L’acquéreur d’un bien immobilier à usage d’habitation bénéficie d’une protection légale forte, conçue pour lui laisser un temps de réflexion après un engagement initial. C’est le fameux délai de rétractation, souvent source de confusion car il n’intervient pas au moment de l’offre d’achat, mais à l’étape suivante.
Le délai de rétractation SRU : une protection essentielle
Le droit de rétractation de l’acheteur est encadré par la loi relative à la Solidarité et au Renouvellement Urbains (SRU). Il accorde à tout acquéreur non professionnel un délai de dix jours calendaires pour revenir sur sa décision sans avoir à fournir de justification et sans pénalité. Point crucial : ce délai ne commence à courir qu’à partir du lendemain de la première présentation de la lettre recommandée avec avis de réception lui notifiant le compromis ou la promesse de vente signée, ou de sa remise en main propre.
Rétractation entre l’offre et le compromis
Que se passe-t-il si l’acheteur change d’avis après que son offre a été acceptée, mais avant la signature du compromis ? Théoriquement, il est engagé. Cependant, en pratique, il est très rare qu’un vendeur engage une procédure judiciaire à ce stade. Sachant que l’acheteur pourra de toute façon se rétracter sans frais dans les dix jours suivant la signature du compromis, une action en justice serait longue, coûteuse et probablement vaine. L’usage veut donc que l’acheteur puisse se retirer à ce moment, même si ce n’est pas un droit formel.
L’exercice de ce droit, qu’il soit légal après le compromis ou informel avant, doit néanmoins respecter une procédure précise pour être valable.
Gestion et formalisation du désistement
Se rétracter d’un achat immobilier ne se fait pas par un simple appel téléphonique. Pour que le désistement soit juridiquement valable et incontestable, il est impératif de respecter un certain formalisme, notamment en ce qui concerne la notification et le calcul des délais.
La méthode à privilégier : la lettre recommandée
Pour exercer son droit de rétractation dans le délai de dix jours, l’acheteur doit notifier sa décision au vendeur. La méthode la plus sûre est l’envoi d’une lettre recommandée avec accusé de réception. C’est la date d’envoi du courrier (le cachet de la poste faisant foi) qui est prise en compte pour vérifier que la rétractation a bien eu lieu dans le délai imparti. Le contenu de la lettre doit être clair et sans équivoque, mentionnant la volonté de se rétracter de l’acquisition du bien désigné dans le compromis.

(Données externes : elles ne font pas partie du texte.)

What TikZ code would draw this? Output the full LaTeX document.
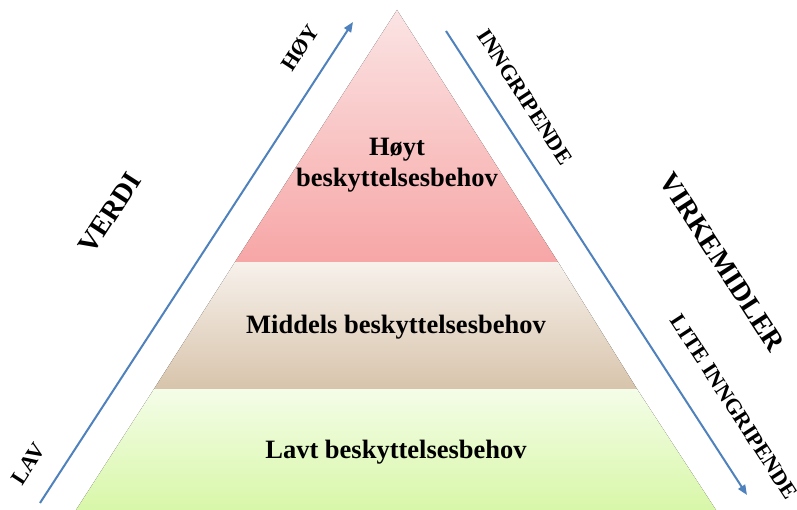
\documentclass[tikz,border=0pt]{standalone}
\usepackage{fontspec}
\setmainfont{Liberation Serif}
\usetikzlibrary{arrows.meta}
\definecolor{pinktop}{RGB}{251,228,228}
\definecolor{pinkbot}{RGB}{247,166,166}
\definecolor{browntop}{RGB}{247,241,235}
\definecolor{brownbot}{RGB}{216,196,172}
\definecolor{greentop}{RGB}{244,253,232}
\definecolor{greenbot}{RGB}{216,247,168}
\definecolor{axisblue}{RGB}{79,129,189}
\tikzset{layertext/.style={font=\bfseries\fontsize{26.5}{31}\selectfont, align=center},
  smalllbl/.style={font=\bfseries\fontsize{22}{26}\selectfont},
  biglbl/.style={font=\bfseries\fontsize{28}{32}\selectfont},
  axis/.style={axisblue, line width=2pt, -{Triangle[length=10pt,width=8pt]}}}

\begin{document}
\begin{tikzpicture}[x=1pt,y=1pt]
\useasboundingbox (0,0) rectangle (797,510);
% layers
\fill[top color=greentop, bottom color=greenbot] (76,0) -- (154,121) -- (637,121) -- (716,0) -- cycle;
\fill[top color=browntop, bottom color=brownbot] (154,121) -- (235,248) -- (558,248) -- (637,121) -- cycle;
\fill[top color=pinktop, bottom color=pinkbot] (235,248) -- (397,500) -- (558,248) -- cycle;

\node[layertext] (high) at (397,345) {Høyt\\beskyttelsesbehov};
\node[layertext] (mid)  at (396,183) {Middels beskyttelsesbehov};
\node[layertext] (low)  at (396,58)  {Lavt beskyttelsesbehov};

% arrows
\coordinate (vstart) at (40,7);
\coordinate (vend)   at (353,488);
\coordinate (kstart) at (446,479);
\coordinate (kend)   at (747,15);
\draw[axis] (vstart) -- (vend);
\draw[axis] (kstart) -- (kend);

\node[smalllbl, rotate=57] (hoy) at (300,462) {HØY};
\node[biglbl, rotate=57] (verdi) at (110,297) {VERDI};
\node[smalllbl, rotate=57] (lav) at (28,46) {LAV};
\node[smalllbl, rotate=-57] (inngr) at (525,413) {INNGRIPENDE};
\node[biglbl, rotate=-57] (virke) at (722,248) {VIRKEMIDLER};
\node[smalllbl, rotate=-57] (lite) at (734,103) {LITE INNGRIPENDE};
\end{tikzpicture}
\end{document}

Le calcul précis du délai de dix jours
Le décompte des dix jours est strict. Il commence le lendemain de la première présentation de la lettre de notification du compromis. Tous les jours comptent : jours ouvrables, week-ends et jours fériés. Toutefois, si le dixième et dernier jour tombe un samedi, un dimanche ou un jour férié, le délai est prolongé jusqu’au premier jour ouvrable suivant. Par exemple, si vous recevez le recommandé un mercredi, le délai court du jeudi au samedi de la semaine suivante inclus.
Les clauses suspensives comme autre voie de sortie
Au-delà du délai de rétractation, l’acheteur peut encore être libéré de son engagement si une des conditions suspensives prévues dans le compromis ne se réalise pas. La plus courante est la clause d’obtention de prêt. Si l’acheteur peut prouver, attestations de refus bancaire à l’appui, qu’il n’a pas obtenu le financement nécessaire, la vente est annulée et le dépôt de garantie lui est intégralement restitué.
Ces procédures et droits soulèvent souvent des interrogations pratiques chez les futurs acquéreurs.
Questions fréquentes sur la rétractation d’une offre d’achat
Le processus d’achat immobilier peut paraître complexe. Il est naturel d’avoir des questions précises sur les possibilités de se désengager. Voici les réponses aux interrogations les plus courantes concernant la rétractation.
Puis-je me rétracter d’une offre d’achat non encore acceptée ?
Oui, absolument. Tant que le vendeur n’a pas formellement accepté votre offre par écrit, vous n’êtes tenu par aucun engagement réciproque. Vous pouvez donc retirer votre offre à tout moment. Il est toutefois recommandé de le faire par écrit (un courriel ou une lettre simple) pour conserver une trace et informer clairement le vendeur et l’agence immobilière de votre décision.
Une offre d’achat verbale est-elle valable ?
Non. En matière de vente immobilière, la loi exige un écrit pour prouver l’existence et le contenu de l’accord. Une offre formulée uniquement à l’oral n’a aucune valeur juridique. Ni l’acheteur ni le vendeur ne peuvent s’en prévaloir pour forcer la vente. Il est donc impératif de toujours formaliser votre proposition par un document signé.
L’agent immobilier peut-il me réclamer des frais si je me rétracte ?
Non. La commission de l’agent immobilier n’est due qu’à la condition que la vente soit effectivement et définitivement conclue, c’est-à-dire lors de la signature de l’acte authentique chez le notaire. Si vous vous rétractez dans le cadre du délai légal de dix jours ou si une condition suspensive n’est pas remplie, la vente est annulée. Par conséquent, aucune commission n’est due à l’agent.
Le parcours d’acquisition d’un bien immobilier est jalonné d’étapes engageantes, mais la loi a su ménager des protections pour l’acquéreur. La distinction entre l’offre, le compromis et la promesse de vente est fondamentale pour saisir la portée de ses engagements. Si le vendeur est rapidement et fermement lié par son acceptation, l’acheteur dispose du délai de rétractation de dix jours après la signature de l’avant-contrat pour mûrir sa décision. Ce mécanisme, complété par les clauses suspensives, assure un équilibre essentiel dans une transaction aussi importante qu’un achat immobilier, en alliant la sécurité juridique nécessaire à la liberté de consentement.